## WHAT THIS TASK INVOLVES
Repeat the data below exactly, dropping any pictures it holds.

--------------------------------

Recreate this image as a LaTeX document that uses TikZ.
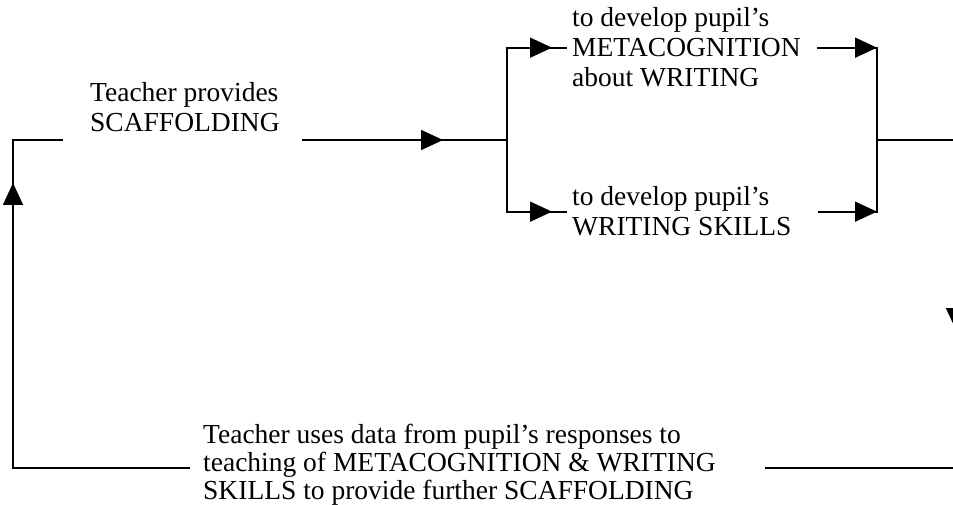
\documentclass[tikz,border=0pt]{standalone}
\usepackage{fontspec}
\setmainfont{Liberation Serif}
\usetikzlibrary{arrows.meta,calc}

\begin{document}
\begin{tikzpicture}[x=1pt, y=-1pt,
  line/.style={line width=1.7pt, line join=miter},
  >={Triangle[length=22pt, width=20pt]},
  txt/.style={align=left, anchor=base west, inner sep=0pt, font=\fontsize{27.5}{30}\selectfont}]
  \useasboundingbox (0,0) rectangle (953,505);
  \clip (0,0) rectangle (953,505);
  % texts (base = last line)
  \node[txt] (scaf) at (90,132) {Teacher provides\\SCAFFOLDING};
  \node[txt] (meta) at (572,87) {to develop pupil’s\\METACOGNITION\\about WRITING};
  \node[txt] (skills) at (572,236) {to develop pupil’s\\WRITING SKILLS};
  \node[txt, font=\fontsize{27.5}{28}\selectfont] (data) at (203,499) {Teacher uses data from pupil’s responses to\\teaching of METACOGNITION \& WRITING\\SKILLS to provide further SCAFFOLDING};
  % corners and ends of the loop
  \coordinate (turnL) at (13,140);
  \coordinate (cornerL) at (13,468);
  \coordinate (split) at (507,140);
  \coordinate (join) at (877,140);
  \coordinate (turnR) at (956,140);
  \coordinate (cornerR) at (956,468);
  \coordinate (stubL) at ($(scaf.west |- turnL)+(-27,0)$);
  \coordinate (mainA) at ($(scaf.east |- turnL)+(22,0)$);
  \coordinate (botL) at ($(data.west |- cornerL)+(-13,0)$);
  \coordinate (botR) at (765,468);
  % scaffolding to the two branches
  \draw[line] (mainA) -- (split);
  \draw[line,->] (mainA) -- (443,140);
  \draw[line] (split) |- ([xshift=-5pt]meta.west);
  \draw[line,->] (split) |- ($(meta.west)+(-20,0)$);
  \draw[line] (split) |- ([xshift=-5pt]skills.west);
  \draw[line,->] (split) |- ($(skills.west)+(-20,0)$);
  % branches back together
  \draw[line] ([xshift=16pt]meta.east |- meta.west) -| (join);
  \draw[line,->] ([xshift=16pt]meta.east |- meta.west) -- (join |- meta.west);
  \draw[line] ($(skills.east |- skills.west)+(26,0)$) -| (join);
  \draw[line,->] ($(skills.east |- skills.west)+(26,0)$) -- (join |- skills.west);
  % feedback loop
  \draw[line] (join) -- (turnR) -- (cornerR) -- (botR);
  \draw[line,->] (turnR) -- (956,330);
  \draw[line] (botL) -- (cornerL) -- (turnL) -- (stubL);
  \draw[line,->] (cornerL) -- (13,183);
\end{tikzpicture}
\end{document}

--------------------------------

## IN RESPONSE
Recreate this image as a LaTeX document that uses TikZ.
\documentclass[tikz,border=0pt]{standalone}
\usepackage{fontspec}
\setmainfont{Liberation Serif}
\usetikzlibrary{arrows.meta,calc}

\begin{document}
\begin{tikzpicture}[x=1pt, y=-1pt,
  line/.style={line width=1.7pt, line join=miter},
  >={Triangle[length=22pt, width=20pt]},
  txt/.style={align=left, anchor=base west, inner sep=0pt, font=\fontsize{27.5}{30}\selectfont}]
  \useasboundingbox (0,0) rectangle (953,505);
  \clip (0,0) rectangle (953,505);
  % texts (base = last line)
  \node[txt] (scaf) at (90,132) {Teacher provides\\SCAFFOLDING};
  \node[txt] (meta) at (572,87) {to develop pupil’s\\METACOGNITION\\about WRITING};
  \node[txt] (skills) at (572,236) {to develop pupil’s\\WRITING SKILLS};
  \node[txt, font=\fontsize{27.5}{28}\selectfont] (data) at (203,499) {Teacher uses data from pupil’s responses to\\teaching of METACOGNITION \& WRITING\\SKILLS to provide further SCAFFOLDING};
  % corners and ends of the loop
  \coordinate (turnL) at (13,140);
  \coordinate (cornerL) at (13,468);
  \coordinate (split) at (507,140);
  \coordinate (join) at (877,140);
  \coordinate (turnR) at (956,140);
  \coordinate (cornerR) at (956,468);
  \coordinate (stubL) at ($(scaf.west |- turnL)+(-27,0)$);
  \coordinate (mainA) at ($(scaf.east |- turnL)+(22,0)$);
  \coordinate (botL) at ($(data.west |- cornerL)+(-13,0)$);
  \coordinate (botR) at (765,468);
  % scaffolding to the two branches
  \draw[line] (mainA) -- (split);
  \draw[line,->] (mainA) -- (443,140);
  \draw[line] (split) |- ([xshift=-5pt]meta.west);
  \draw[line,->] (split) |- ($(meta.west)+(-20,0)$);
  \draw[line] (split) |- ([xshift=-5pt]skills.west);
  \draw[line,->] (split) |- ($(skills.west)+(-20,0)$);
  % branches back together
  \draw[line] ([xshift=16pt]meta.east |- meta.west) -| (join);
  \draw[line,->] ([xshift=16pt]meta.east |- meta.west) -- (join |- meta.west);
  \draw[line] ($(skills.east |- skills.west)+(26,0)$) -| (join);
  \draw[line,->] ($(skills.east |- skills.west)+(26,0)$) -- (join |- skills.west);
  % feedback loop
  \draw[line] (join) -- (turnR) -- (cornerR) -- (botR);
  \draw[line,->] (turnR) -- (956,330);
  \draw[line] (botL) -- (cornerL) -- (turnL) -- (stubL);
  \draw[line,->] (cornerL) -- (13,183);
\end{tikzpicture}
\end{document}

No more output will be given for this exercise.